Camps de harkis : "Il faut que le gouvernement mène une politique de réparation à la hauteur", rappelle un fils de harkis après la condamnation de la CEDH

La justice européenne estime insuffisantes que les réparations prévues par la France pour ces familles, rapatriées d'Algérie après son indépendance et enfermés dans des camps. Une reconnaissance pour leurs enfants.
Article rédigé par Thomas Séchier
Radio France
Publié
Temps de lecture : 3min
Rassemblement de harkis et de leurs descendants au mémmorial du camps de Rivesaltes, le 19 mars 2022. (NICOLAS PARENT / MAXPPP)

La justice européenne donne raison aux quatre enfants de harkis qui l'avaient saisie. En 1962, leurs parents font partie des rapatriés. Les Tamazount échappent au massacre en Algérie et se retrouvent dans des camps du sud de la France.
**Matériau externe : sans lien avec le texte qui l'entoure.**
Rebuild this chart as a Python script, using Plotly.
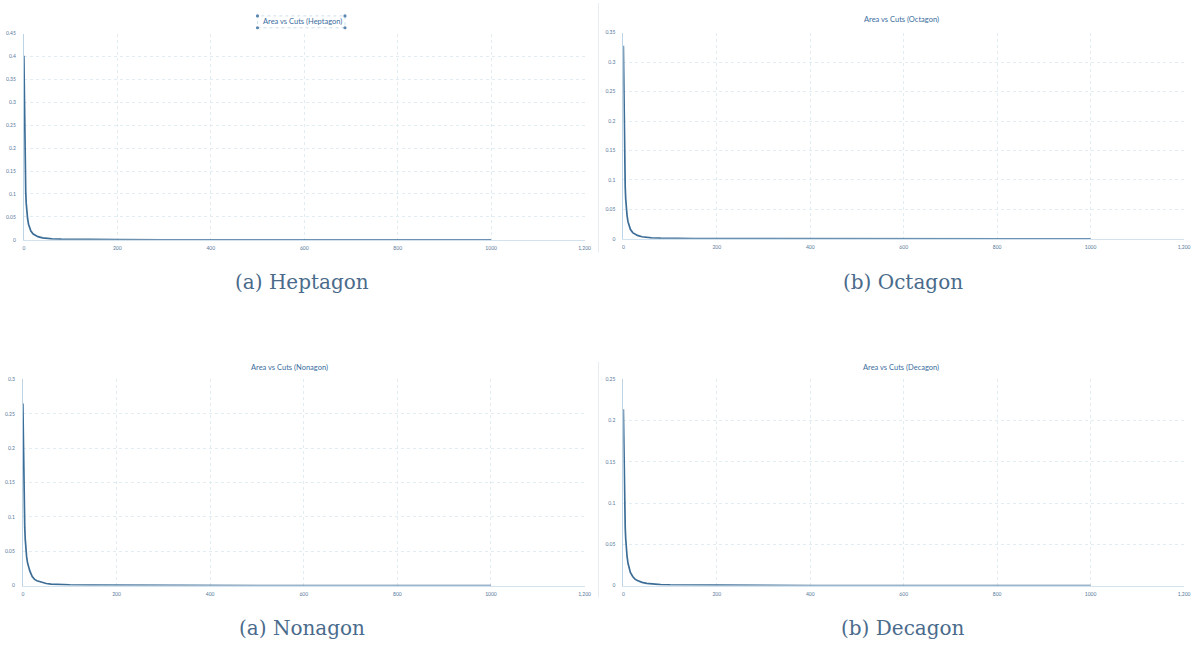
import plotly.graph_objects as go

W, H = 1202, 646

# Number of cuts at which the remaining area was sampled
cuts = [0, 1, 2, 3, 4, 5, 6, 8, 10, 12, 15, 20, 25, 30, 40, 50, 60, 80,
        100, 150, 200, 300, 400, 500, 600, 700, 800, 900, 1000]

area_heptagon = [0.402, 0.30, 0.21, 0.145, 0.105, 0.080, 0.064, 0.046, 0.034,
                 0.027, 0.019, 0.0125, 0.009, 0.0068, 0.0042, 0.0029, 0.0021,
                 0.0013, 0.0009, 0.0004, 0.00025, 0.0001, 0.00006, 0.00004,
                 0.00003, 0.00002, 0.00002, 0.00001, 0.00001]
area_octagon = [0.328, 0.25, 0.175, 0.12, 0.088, 0.068, 0.054, 0.039, 0.029,
                0.023, 0.016, 0.0105, 0.0075, 0.0057, 0.0035, 0.0024, 0.0017,
                0.0011, 0.0007, 0.0003, 0.0002, 0.0001, 0.00005, 0.00004,
                0.00003, 0.00002, 0.00002, 0.00001, 0.00001]
area_nonagon = [0.265, 0.20, 0.15, 0.11, 0.085, 0.068, 0.056, 0.042, 0.033,
                0.027, 0.021, 0.013, 0.009, 0.007, 0.0045, 0.003, 0.0022,
                0.0014, 0.001, 0.0005, 0.0003, 0.00012, 0.00007, 0.00004,
                0.00003, 0.00002, 0.00002, 0.00001, 0.00001]
area_decagon = [0.214, 0.165, 0.12, 0.09, 0.07, 0.057, 0.047, 0.035, 0.027,
                0.022, 0.016, 0.011, 0.0078, 0.006, 0.0038, 0.0026, 0.0019,
                0.0012, 0.0008, 0.0004, 0.0002, 0.0001, 0.00005, 0.00003,
                0.00002, 0.00002, 0.00001, 0.00001, 0.00001]

x_tickvals = [0, 200, 400, 600, 800, 1000, 1200]
x_ticktext = ["0", "200", "400", "600", "800", "1000", "1,200"]

chart_titles = ["Area vs Cuts (Heptagon)", "Area vs Cuts (Octagon)",
                "Area vs Cuts (Nonagon)", "Area vs Cuts (Decagon)"]
captions = ["(a) Heptagon", "(b) Octagon", "(a) Nonagon", "(b) Decagon"]
y_max = [0.45, 0.35, 0.30, 0.25]
series = [area_heptagon, area_octagon, area_nonagon, area_decagon]

# Panel geometry in pixels: (left, right, top, bottom) of each plot area
panels = [(23, 587, 31, 239), (626, 1190, 30, 238),
          (22, 587, 380, 588), (626, 1190, 380, 588)]
title_pos = [(303, 19), (906, 17), (290, 368), (905, 368)]
caption_pos = [(303, 282), (907, 282), (303, 631), (907, 631)]

LINE = "#3c6d96"
TICK = "#56799a"
GRID = "#e2ecf3"


def px(x):
    return x / W


def py(y):
    return 1 - y / H


fig = go.Figure()
annotations = []
shapes = []

for i in range(4):
    ax = "" if i == 0 else str(i + 1)
    l, r, t, b = panels[i]
    fig.add_trace(go.Scatter(
        x=cuts, y=series[i], mode="lines",
        line=dict(color=LINE, width=1.7),
        xaxis="x" + ax, yaxis="y" + ax, showlegend=False, hoverinfo="skip"))

    fig.layout["xaxis" + ax] = dict(
        domain=[px(l), px(r)], anchor="y" + ax, range=[0, 1200],
        tickvals=x_tickvals, ticktext=x_ticktext,
        tickfont=dict(size=5, color=TICK, family="Lato"),
        ticklabelstandoff=3,
        showgrid=True, gridcolor=GRID, griddash="dot", gridwidth=1,
        zeroline=False, showline=True, linecolor="#d2e2ee", linewidth=1,
        ticks="", ticklen=0, fixedrange=True)
    fig.layout["yaxis" + ax] = dict(
        domain=[py(b), py(t)], anchor="x" + ax, range=[0, y_max[i]],
        dtick=0.05, tick0=0,
        tickfont=dict(size=5, color=TICK, family="Lato"),
        ticklabelstandoff=6,
        showgrid=True, gridcolor=GRID, griddash="dot", gridwidth=1,
        zeroline=False, showline=True, linecolor="#bcd4e6", linewidth=1,
        ticks="", ticklen=0, fixedrange=True)

    tx, ty = title_pos[i]
    annotations.append(dict(
        text=chart_titles[i], x=px(tx), y=py(ty), xref="paper", yref="paper",
        showarrow=False, xanchor="center", yanchor="middle",
        font=dict(size=7.5, color="#3a6d9e", family="Lato")))

    cx, cy = caption_pos[i]
    annotations.append(dict(
        text=captions[i], x=px(cx), y=py(cy), xref="paper", yref="paper",
        showarrow=False, xanchor="center", yanchor="middle",
        font=dict(size=20, color="#4a6b8b", family="DejaVu Serif")))

# Selection frame with handles around the first chart title
sel_l, sel_r, sel_t, sel_b = 258, 346, 13, 25
shapes.append(dict(type="rect", xref="paper", yref="paper",
                   x0=px(sel_l), x1=px(sel_r), y0=py(sel_b), y1=py(sel_t),
                   line=dict(color="#c3d7e7", width=0.8, dash="dot")))
for hx in (sel_l, sel_r):
    for hy in (sel_t, sel_b):
        shapes.append(dict(type="circle", xref="paper", yref="paper",
                           x0=px(hx - 1.6), x1=px(hx + 1.6),
                           y0=py(hy + 1.6), y1=py(hy - 1.6),
                           fillcolor="#5a86b0", line=dict(width=0)))

# Faint divider between the left and right chart images
for y0, y1 in ((0, 252), (362, 600)):
    shapes.append(dict(type="line", xref="paper", yref="paper",
                       x0=px(601), x1=px(601), y0=py(y1), y1=py(y0),
                       line=dict(color="#e6eef4", width=1)))

fig.update_layout(
    width=W, height=H, margin=dict(l=0, r=0, t=0, b=0),
    paper_bgcolor="white", plot_bgcolor="white",
    annotations=annotations, shapes=shapes)

fig.write_html("out.html", config={"displayModeBar": False})
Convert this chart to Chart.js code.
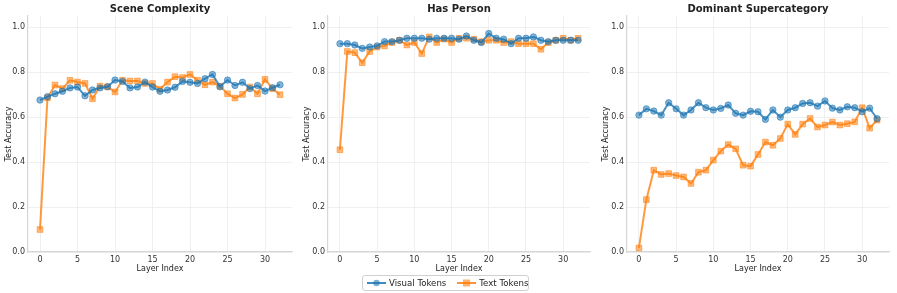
<!DOCTYPE html>
<html>
<head>
<meta charset="utf-8">
<script src="https://cdn.jsdelivr.net/npm/chart.js@4"></script>
<style>
  body { margin: 0; background: #fff; font-family: "DejaVu Sans", sans-serif; }
  #wrap { position: relative; width: 897px; height: 293px; }
  .panel { position: absolute; top: 0; width: 297px; height: 293px; }
  #legend {
    position: absolute; left: 362px; top: 275px; width: 167px; height: 16px;
    border: 1px solid #d0d0d0; border-radius: 3px; background: #fff; white-space: nowrap;
    display: flex; align-items: center; font-size: 8.6px; color: #222; box-sizing: border-box;
  }
  #legend span { display: inline-flex; align-items: center; white-space: nowrap; }
  #legend svg { margin: 0 3px 0 4px; flex: none; }
</style>
</head>
<body>
<div id="wrap">
  <div class="panel" style="left:0px"><canvas id="c0"></canvas></div>
  <div class="panel" style="left:298px"><canvas id="c1"></canvas></div>
  <div class="panel" style="left:597px"><canvas id="c2"></canvas></div>
  <div id="legend">
    <span><svg width="19" height="10"><line x1="0" y1="5" x2="19" y2="5" stroke="rgba(31,119,180,0.85)" stroke-width="2"/><circle cx="9.5" cy="5" r="3.2" fill="rgba(31,119,180,0.6)"/></svg>Visual Tokens</span>
    <span style="margin-left:7px"><svg width="19" height="10"><line x1="0" y1="5" x2="19" y2="5" stroke="rgba(255,127,14,0.85)" stroke-width="2"/><rect x="6" y="1.5" width="7" height="7" fill="rgba(255,127,14,0.6)"/></svg>Text Tokens</span>
  </div>
</div>
<script>
const layers = Array.from({ length: 33 }, (_, i) => i);
const xTicks = [0, 5, 10, 15, 20, 25, 30];
const yTicks = [0, 0.2, 0.4, 0.6, 0.8, 1.0];
const titles = ["Scene Complexity", "Has Person", "Dominant Supercategory"];

const sceneVisual = [0.676, 0.691, 0.704, 0.715, 0.730, 0.734, 0.695, 0.721, 0.730, 0.735, 0.765,
  0.759, 0.730, 0.734, 0.756, 0.734, 0.715, 0.721, 0.733, 0.759, 0.755, 0.750, 0.771, 0.790,
  0.735, 0.765, 0.741, 0.755, 0.727, 0.741, 0.716, 0.731, 0.744];
const sceneText = [0.100, 0.686, 0.743, 0.727, 0.764, 0.756, 0.750, 0.682, 0.738, 0.735, 0.712,
  0.764, 0.761, 0.761, 0.750, 0.750, 0.724, 0.756, 0.780, 0.776, 0.790, 0.764, 0.744, 0.756,
  0.738, 0.704, 0.685, 0.701, 0.734, 0.704, 0.768, 0.727, 0.700];

const personVisual = [0.927, 0.927, 0.921, 0.906, 0.912, 0.917, 0.936, 0.936, 0.942, 0.951, 0.951,
  0.951, 0.947, 0.951, 0.951, 0.951, 0.947, 0.961, 0.942, 0.932, 0.972, 0.951, 0.947, 0.927,
  0.951, 0.951, 0.957, 0.942, 0.936, 0.942, 0.942, 0.942, 0.942];
const personText = [0.455, 0.892, 0.887, 0.842, 0.892, 0.912, 0.917, 0.932, 0.942, 0.921, 0.932,
  0.883, 0.957, 0.932, 0.947, 0.932, 0.951, 0.951, 0.947, 0.936, 0.942, 0.942, 0.932, 0.936,
  0.927, 0.927, 0.927, 0.902, 0.932, 0.942, 0.951, 0.942, 0.951];

const superVisual = [0.609, 0.637, 0.627, 0.609, 0.664, 0.637, 0.609, 0.632, 0.664, 0.642, 0.632,
  0.639, 0.654, 0.617, 0.609, 0.626, 0.624, 0.590, 0.632, 0.600, 0.632, 0.642, 0.661, 0.664,
  0.649, 0.672, 0.640, 0.632, 0.646, 0.642, 0.624, 0.640, 0.593];
const superText = [0.018, 0.233, 0.364, 0.345, 0.349, 0.340, 0.334, 0.305, 0.355, 0.364, 0.409,
  0.449, 0.478, 0.459, 0.386, 0.382, 0.434, 0.489, 0.475, 0.505, 0.569, 0.523, 0.569, 0.594,
  0.556, 0.565, 0.578, 0.565, 0.571, 0.579, 0.642, 0.551, 0.587];

const panels = [
  [sceneVisual, sceneText],
  [personVisual, personText],
  [superVisual, superText],
];
const yAxisWidths = [28, 30, 30];

const BLUE_LINE = "rgba(31,119,180,0.8)";
const BLUE_PT = "rgba(31,119,180,0.55)";
const ORANGE_LINE = "rgba(255,127,14,0.8)";
const ORANGE_PT = "rgba(255,127,14,0.55)";
const TICK_FONT = { family: "DejaVu Sans", size: 8 };
const LABEL_FONT = { family: "DejaVu Sans", size: 8 };

function makeChart(idx) {
   const [visual, text] = panels[idx];
   const ctx = document.getElementById(`c${idx}`).getContext("2d");
   return new Chart(ctx, {
      type: "line",
      data: {
         datasets: [
            {
               label: "Visual Tokens",
               data: layers.map((l, i) => ({ x: l, y: visual[i] })),
               borderColor: BLUE_LINE,
               borderWidth: 2,
               pointStyle: "circle",
               pointRadius: 3.2,
               pointBackgroundColor: BLUE_PT,
               pointBorderColor: BLUE_PT,
               pointBorderWidth: 1,
               tension: 0,
            },
            {
               label: "Text Tokens",
               data: layers.map((l, i) => ({ x: l, y: text[i] })),
               borderColor: ORANGE_LINE,
               borderWidth: 2,
               pointStyle: "rect",
               pointRadius: 4,
               pointBackgroundColor: ORANGE_PT,
               pointBorderColor: ORANGE_PT,
               pointBorderWidth: 1,
               tension: 0,
            },
         ],
      },
      options: {
         responsive: false,
         animation: false,
         devicePixelRatio: 1,
         layout: { padding: { top: 0, right: 2, bottom: 19, left: 0 } },
         plugins: {
            legend: { display: false },
            tooltip: { enabled: false },
            title: {
               display: true,
               text: titles[idx],
               fullSize: false,
               color: "#222",
               font: { family: "DejaVu Sans", size: 10, weight: "bold" },
               padding: { top: 3, bottom: 1 },
            },
         },
         scales: {
            x: {
               type: "linear",
               min: -1.6,
               max: 33.6,
               afterBuildTicks: s => { s.ticks = xTicks.map(v => ({ value: v })); },
               afterFit: s => { s.height = 22; },
               ticks: { color: "#333", font: TICK_FONT, padding: 3 },
               grid: { color: "#ececec", lineWidth: 0.8, drawTicks: false },
               border: { color: "#d6d6d6", width: 1.2 },
               title: { display: true, text: "Layer Index", color: "#222", font: LABEL_FONT, padding: { top: 0, bottom: 0 } },
            },
            y: {
               min: 0,
               max: 1.05,
               afterBuildTicks: s => { s.ticks = yTicks.map(v => ({ value: v })); },
               afterFit: s => { s.width = yAxisWidths[idx]; },
               ticks: { color: "#333", font: TICK_FONT, padding: 3, callback: v => v.toFixed(1) },
               grid: { color: "#ececec", lineWidth: 0.8, drawTicks: false },
               border: { color: "#d6d6d6", width: 1.2 },
               title: { display: true, text: "Test Accuracy", color: "#222", font: LABEL_FONT, padding: { top: 4, bottom: 0 } },
            },
         },
      },
   });
}

document.querySelectorAll("canvas").forEach(c => { c.width = 297; c.height = 293; });
const charts = [0, 1, 2].map(makeChart);
</script>
</body>
</html>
Rivesaltes d'abord, Bias ensuite.

C'est l'une des pages noires de l'histoire de France : le sort réservé aux harkis après la guerre d'Algérie. Ces musulmans, qui ont combattu aux côtés de l'armée française en Algérie, dont une grande partie a été oubliée par la France, laissée en Algérie. D'autres ont été rapatriés en France, mais dans des conditions déplorables. Aujourd'hui, la France est condamnée par la Cour européenne des droits de l'homme, qui juge que les conditions de vie dans ces camps étaient incompatibles avec le respect de la dignité humaine.

Les membres de la famille Tamazoult passeront 13 ans enfermés, sans aucune liberté, rappelle Charles Tamazount, président du comité Harkis et vérité, et cinquième enfant de la famille. "Ils ne pouvaient pas sortir du camp, raconte-t-il. Ils n'avaient pas le droit d'accéder à l'école de la République, puisque la scolarisation se faisait au sein même du camp, entre enfants de harkis. Le courrier qu'ils pouvaient recevoir était censuré, ouvert par l'administration du camp. Et enfin, leurs prestations sociales étaient détournées, spoliées par l'État français pour faire fonctionner la structure du camp."

"Les harkis ont vécu dans le dénuement le plus total pendant plus de 15 ans."

Charles Tamazount

à franceinfo

Au total 40 000 harkis et leurs enfants sont passés par ces camps. Certains ont perdu la vie faute de soins. L'insalubrité récurrente et plusieurs soulèvements conduisent l'État à faire fermer les camps à partir de 1975, mais il faut attendre 2001 pour que Jacques Chirac exprime la reconnaissance de la France aux harkis. En 2021, Emmanuel Macron leur demande pardon. En 2022, une loi portant reconnaissance de la nation est votée et prévoit une réparation des préjudices subis.

Des réparations jugées insuffisantes

C'est une autre victoire pour les associations de harkis qui dénonçaient le barème fixé par le gouvernement. La Cour européenne estime que les 16 000 maximum prévus pour 13 ans passés dans les camps ne sont pas suffisants. Des miettes, dénonce même Charles Tamazount : "On ne peut pas avoir une action de réparation des pouvoirs publics aussi ridicule et qui se résume à quelques milliers d'euros. Il faut que le gouvernement mène une politique de réparation à la hauteur de la gravité des préjudices endurés par ces familles de harkis."

Le comité Harkis et vérité réclame, lui, 10 à 15 000 euros par année passée dans les camps, au titre de la détention arbitraire. Il espère de nouvelles décisions de justice favorables. Une dizaine de dossiers similaires sont sur le bureau de la Cour européenne des droits de l'homme et de nombreux contentieux sont aussi entre les mains de la justice administrative en France.